__Written instruction__: Your task is to retype, word for word, the lines from the start of the data through the line holding "import seaborn as sns". Do not include the pictures.

------------------------

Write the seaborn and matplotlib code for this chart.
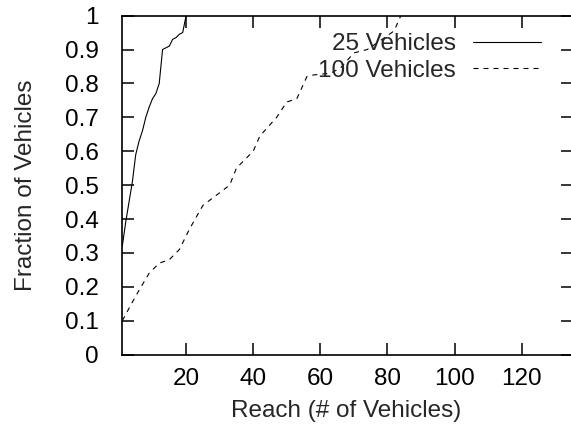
import matplotlib
matplotlib.use("Agg")
import matplotlib.pyplot as plt
import matplotlib.ticker as mticker
import numpy as np
import pandas as pd
import seaborn as sns

# ---- data ----
reach_25 = [1, 2, 3, 4, 5, 6, 7, 8, 9, 10, 11, 12, 13, 14, 15, 16, 17, 18, 19, 20]
frac_25 = [0.32, 0.39, 0.45, 0.51, 0.59, 0.63, 0.66, 0.70, 0.73, 0.755,
           0.77, 0.80, 0.90, 0.905, 0.91, 0.93, 0.935, 0.945, 0.95, 1.0]

reach_100 = [1, 4, 6, 9, 12, 15, 18, 21, 25, 29, 33, 35, 40, 42, 47, 50, 53,
             56, 58, 63, 66, 70, 74, 77, 82, 84]
frac_100 = [0.10, 0.155, 0.19, 0.24, 0.27, 0.28, 0.31, 0.37, 0.44, 0.47, 0.50,
            0.55, 0.60, 0.645, 0.70, 0.745, 0.755, 0.82, 0.825, 0.83, 0.845,
            0.89, 0.90, 0.92, 0.955, 1.0]

series_names = ["25 Vehicles", "100 Vehicles"]
x_ticks = [20, 40, 60, 80, 100, 120]
y_ticks = [0, 0.1, 0.2, 0.3, 0.4, 0.5, 0.6, 0.7, 0.8, 0.9, 1.0]

df = pd.concat([
    pd.DataFrame({"reach": reach_25, "fraction": frac_25, "series": series_names[0]}),
    pd.DataFrame({"reach": reach_100, "fraction": frac_100, "series": series_names[1]}),
], ignore_index=True)

sns.set_style("ticks")
plt.rcParams["font.family"] = ["Liberation Sans", "DejaVu Sans"]
FS = 17.5

fig = plt.figure(figsize=(5.71, 4.30), dpi=100)
ax = fig.add_axes([0.2142, 0.1753, 0.7893, 0.7884])

sns.lineplot(data=df, x="reach", y="fraction", style="series",
             style_order=series_names,
             dashes={series_names[0]: "", series_names[1]: (4.5, 4.5)},
             color="black", linewidth=0.8, sort=False, estimator=None,
             legend=False, ax=ax)

ax.set_xlim(1, 135.3)
ax.set_ylim(0, 1)
ax.set_xticks(x_ticks)
ax.set_yticks(y_ticks)
ax.yaxis.set_major_formatter(mticker.FormatStrFormatter("%g"))
ax.tick_params(axis="both", which="major", direction="in", length=8.5,
               width=1.1, top=True, right=True, labelsize=FS, colors="black")
ax.tick_params(axis="x", pad=9.5)
ax.tick_params(axis="y", pad=17)
for name, s in ax.spines.items():
    s.set_linewidth(1.2)
    s.set_color("black")
    s.set_visible(name != "right")

ax.set_xlabel("Reach (# of Vehicles)", fontsize=FS)
ax.set_ylabel("Fraction of Vehicles", fontsize=FS)
ax.xaxis.set_label_coords(0.496, -0.135)
ax.yaxis.set_label_coords(-0.19, 0.5)

# gnuplot-style key: text right-aligned, sample to the right
lines = ax.get_lines()
anchors = [(0.929, 0.916), (0.929, 0.837)]
legs = []
for ln, name, anc in zip(lines, series_names, anchors):
    leg = ax.legend([ln], [name], loc="center right", bbox_to_anchor=anc,
                    frameon=False, markerfirst=False, fontsize=FS,
                    handlelength=2.8, handletextpad=0.7,
                    borderpad=0, borderaxespad=0)
    legs.append(leg)
for leg in legs[:-1]:
    ax.add_artist(leg)

fig.savefig("out.png", dpi=100)
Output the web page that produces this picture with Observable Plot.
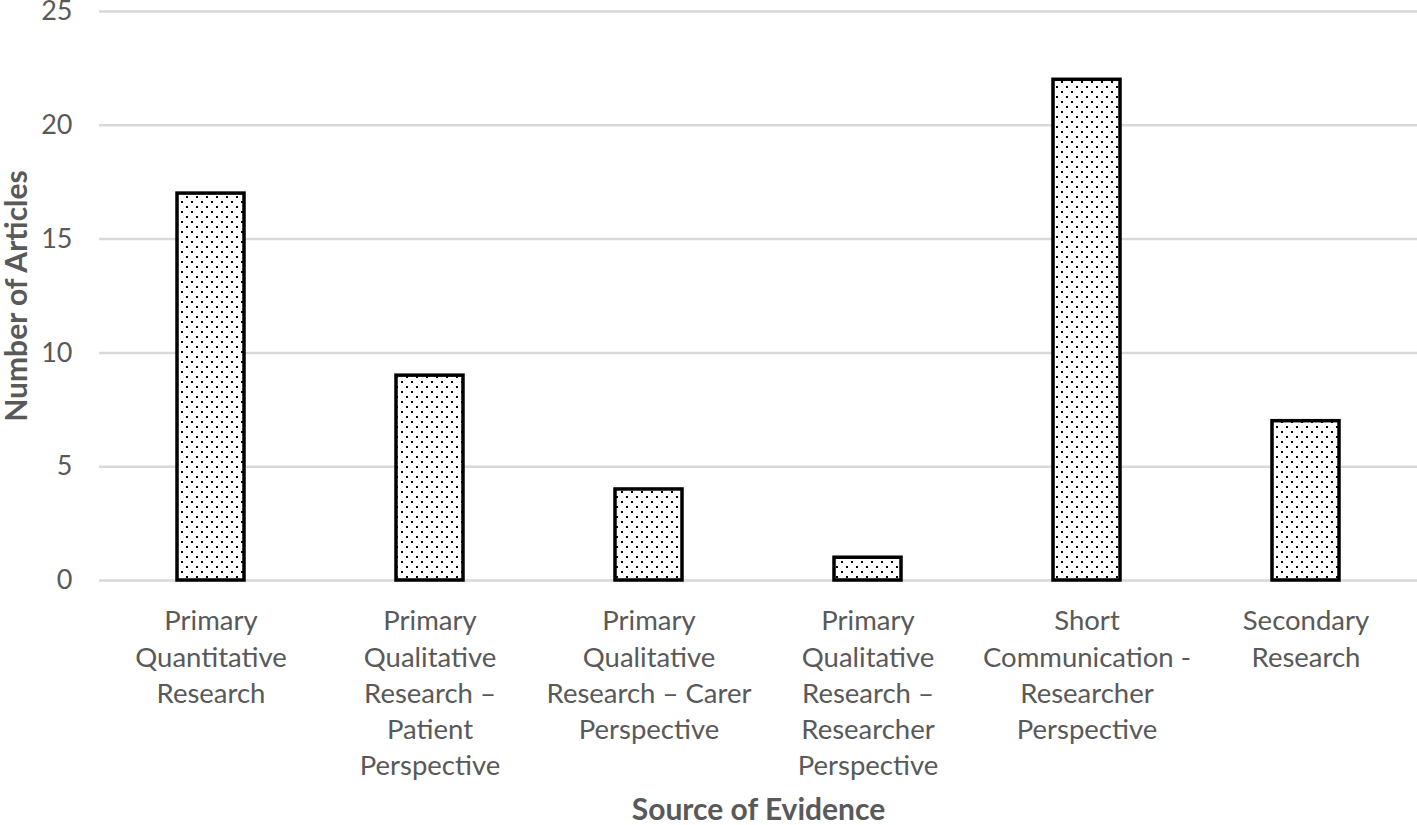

------------------------

__Complete response__:
Write the seaborn and matplotlib code for this chart.
import matplotlib
matplotlib.use("Agg")
import matplotlib.pyplot as plt
import matplotlib.ticker as mticker
import numpy as np
import pandas as pd
import seaborn as sns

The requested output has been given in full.